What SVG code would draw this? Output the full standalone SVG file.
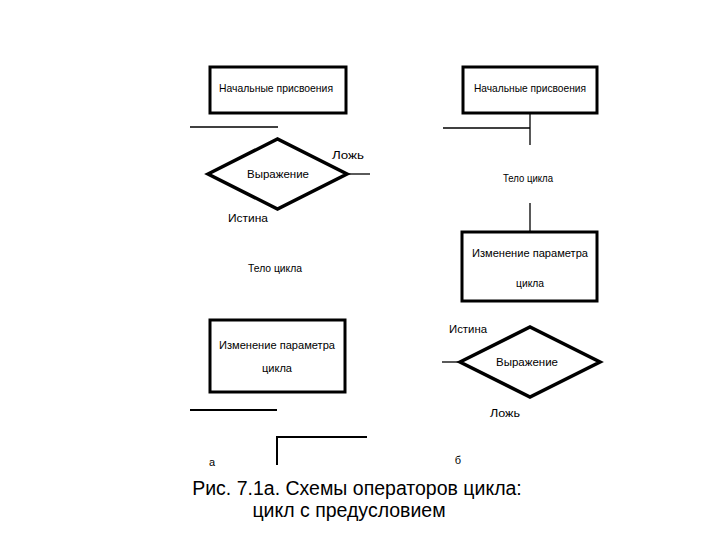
<svg xmlns="http://www.w3.org/2000/svg" width="720" height="540" viewBox="0 0 720 540">
<style>
.box{fill:#fff;stroke:#000;stroke-width:3}
.dia{fill:#fff;stroke:#000;stroke-width:3.5}
.ln{stroke:#000;stroke-width:1.3;fill:none}
.ln2{stroke:#000;stroke-width:2;fill:none}
.t{font-family:"Liberation Sans",Arial,sans-serif;font-size:11px;fill:#000;text-anchor:middle}
.cap{font-family:"Liberation Sans",Arial,sans-serif;font-size:19.5px;fill:#000;text-anchor:middle}
</style>
<rect width="720" height="540" fill="#fff"/>
<g id="connectors">
<line class="ln" x1="190" y1="127" x2="278" y2="127"/>
<line class="ln" x1="347" y1="174" x2="370" y2="174"/>
<line class="ln2" x1="190" y1="410" x2="277" y2="410"/>
<polyline class="ln2" points="277,465 277,437 367,437"/>
<line class="ln" x1="530" y1="113" x2="530" y2="145"/>
<line class="ln" x1="443" y1="128" x2="530" y2="128"/>
<line class="ln" x1="530" y1="203" x2="530" y2="232"/>
<line class="ln" x1="442" y1="362" x2="460" y2="362"/>
</g>
<g id="n1">
<rect class="box" x="210" y="67" width="136" height="46"/>
<text class="t" x="276" y="92" textLength="114" lengthAdjust="spacingAndGlyphs">Начальные присвоения</text>
</g>
<g id="n2">
<polygon class="dia" points="208,174 277.5,139 347,174 277.5,209"/>
<text class="t" x="278" y="178" textLength="62" lengthAdjust="spacingAndGlyphs">Выражение</text>
</g>
<g id="l1"><text class="t" x="348" y="159" textLength="32" lengthAdjust="spacingAndGlyphs">Ложь</text></g>
<g id="l2"><text class="t" x="248" y="222" textLength="40" lengthAdjust="spacingAndGlyphs">Истина</text></g>
<g id="l3"><text class="t" x="275" y="272" textLength="54" lengthAdjust="spacingAndGlyphs">Тело цикла</text></g>
<g id="n3">
<rect class="box" x="210" y="320" width="135" height="72"/>
<text class="t" x="277" y="349" textLength="116" lengthAdjust="spacingAndGlyphs">Изменение параметра</text>
<text class="t" x="277" y="372" textLength="30" lengthAdjust="spacingAndGlyphs">цикла</text>
</g>
<g id="la"><text class="t" x="212" y="466">а</text></g>
<g id="n4">
<rect class="box" x="463" y="67" width="134" height="46"/>
<text class="t" x="530" y="92" textLength="112" lengthAdjust="spacingAndGlyphs">Начальные присвоения</text>
</g>
<g id="l4"><text class="t" x="528" y="182" textLength="50" lengthAdjust="spacingAndGlyphs">Тело цикла</text></g>
<g id="n5">
<rect class="box" x="462" y="232" width="135" height="69"/>
<text class="t" x="530" y="257" textLength="116" lengthAdjust="spacingAndGlyphs">Изменение параметра</text>
<text class="t" x="530" y="287" textLength="28" lengthAdjust="spacingAndGlyphs">цикла</text>
</g>
<g id="n6">
<polygon class="dia" points="460,362 530,327 600,362 530,397"/>
<text class="t" x="527" y="366" textLength="62" lengthAdjust="spacingAndGlyphs">Выражение</text>
</g>
<g id="l5"><text class="t" x="468" y="333" textLength="38" lengthAdjust="spacingAndGlyphs">Истина</text></g>
<g id="l6"><text class="t" x="505" y="417" textLength="30" lengthAdjust="spacingAndGlyphs">Ложь</text></g>
<g id="lb"><text class="t" x="458" y="464">б</text></g>
<g id="caption">
<text class="cap" x="357" y="495">Рис. 7.1а. Схемы операторов цикла:</text>
<text class="cap" x="349" y="517">цикл с предусловием</text>
</g>
</svg>
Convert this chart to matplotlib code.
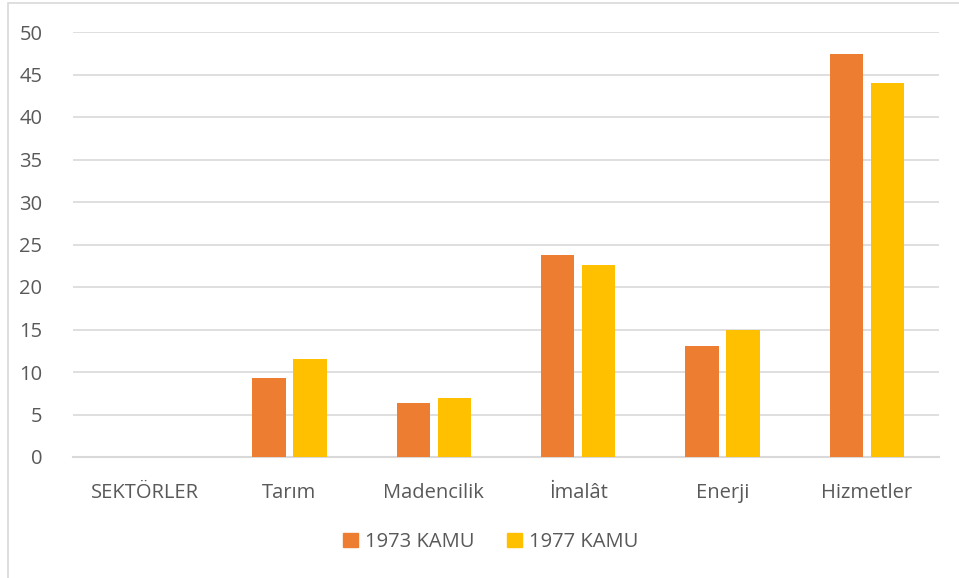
import numpy as np
import matplotlib.pyplot as plt
from matplotlib.patches import Rectangle, Patch

categories = ['SEKTÖRLER', 'Tarım', 'Madencilik', 'İmalât', 'Enerji', 'Hizmetler']
kamu_1973 = [0, 9.3, 6.3, 23.8, 13.1, 47.4]
kamu_1977 = [0, 11.5, 6.9, 22.6, 14.9, 44.0]
yticks = [0, 5, 10, 15, 20, 25, 30, 35, 40, 45, 50]

c73 = '#ed7d31'
c77 = '#ffc000'
txt = '#595959'
grid = '#d9d9d9'

plt.rcParams['font.family'] = ['Open Sans', 'DejaVu Sans']

fig = plt.figure(figsize=(9.59, 5.78), dpi=100)
W, H = 959, 578
ax = fig.add_axes([73 / W, (H - 457) / H, (939 - 73) / W, (457 - 32) / H])

x = np.arange(len(categories))
bw = 0.229
off = 0.142
ax.bar(x - off, kamu_1973, bw, color=c73, label='1973 KAMU', zorder=3)
ax.bar(x + off, kamu_1977, bw, color=c77, label='1977 KAMU', zorder=3)

ax.set_xlim(-0.5, len(categories) - 0.5)
ax.set_ylim(0, 50)
ax.set_yticks(yticks)
ax.set_xticks(x)
ax.set_xticklabels(categories)
ax.yaxis.grid(True, color=grid, linewidth=1.2, zorder=0)
ax.set_axisbelow(True)
for s in ['top', 'right', 'left']:
    ax.spines[s].set_visible(False)
ax.spines['bottom'].set_color(grid)
ax.spines['bottom'].set_linewidth(1.5)
ax.tick_params(axis='both', length=0, labelsize=14.5, colors=txt)
ax.tick_params(axis='y', pad=22)
ax.tick_params(axis='x', pad=19)

handles = [Patch(color=c73, label='1973 KAMU'), Patch(color=c77, label='1977 KAMU')]
fig.legend(handles=handles, loc='center', bbox_to_anchor=(491 / W, (H - 542) / H),
           ncol=2, frameon=False, fontsize=14.5, labelcolor=txt,
           handlelength=0.75, handleheight=0.75, columnspacing=1.6, handletextpad=0.35)

# chart border (only top and left visible in the crop)
fig.patches.append(Rectangle((8 / W, -0.1), 1.2, 1 - 3 / H + 0.1, transform=fig.transFigure,
                             fill=False, edgecolor=grid, linewidth=1.2))

fig.savefig('out.png', dpi=100)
____________________
▸ Given problem: Above are some records; quote exactly and only the lines that begin at the line containing "Convert this chart to matplotlib code." and stop after the line containing "ax.tick_params(axis='x', pad=19)", leaving out the pictures.

▸ Correct result:
Convert this chart to matplotlib code.
import numpy as np
import matplotlib.pyplot as plt
from matplotlib.patches import Rectangle, Patch

categories = ['SEKTÖRLER', 'Tarım', 'Madencilik', 'İmalât', 'Enerji', 'Hizmetler']
kamu_1973 = [0, 9.3, 6.3, 23.8, 13.1, 47.4]
kamu_1977 = [0, 11.5, 6.9, 22.6, 14.9, 44.0]
yticks = [0, 5, 10, 15, 20, 25, 30, 35, 40, 45, 50]

c73 = '#ed7d31'
c77 = '#ffc000'
txt = '#595959'
grid = '#d9d9d9'

plt.rcParams['font.family'] = ['Open Sans', 'DejaVu Sans']

fig = plt.figure(figsize=(9.59, 5.78), dpi=100)
W, H = 959, 578
ax = fig.add_axes([73 / W, (H - 457) / H, (939 - 73) / W, (457 - 32) / H])

x = np.arange(len(categories))
bw = 0.229
off = 0.142
ax.bar(x - off, kamu_1973, bw, color=c73, label='1973 KAMU', zorder=3)
ax.bar(x + off, kamu_1977, bw, color=c77, label='1977 KAMU', zorder=3)

ax.set_xlim(-0.5, len(categories) - 0.5)
ax.set_ylim(0, 50)
ax.set_yticks(yticks)
ax.set_xticks(x)
ax.set_xticklabels(categories)
ax.yaxis.grid(True, color=grid, linewidth=1.2, zorder=0)
ax.set_axisbelow(True)
for s in ['top', 'right', 'left']:
    ax.spines[s].set_visible(False)
ax.spines['bottom'].set_color(grid)
ax.spines['bottom'].set_linewidth(1.5)
ax.tick_params(axis='both', length=0, labelsize=14.5, colors=txt)
ax.tick_params(axis='y', pad=22)
ax.tick_params(axis='x', pad=19)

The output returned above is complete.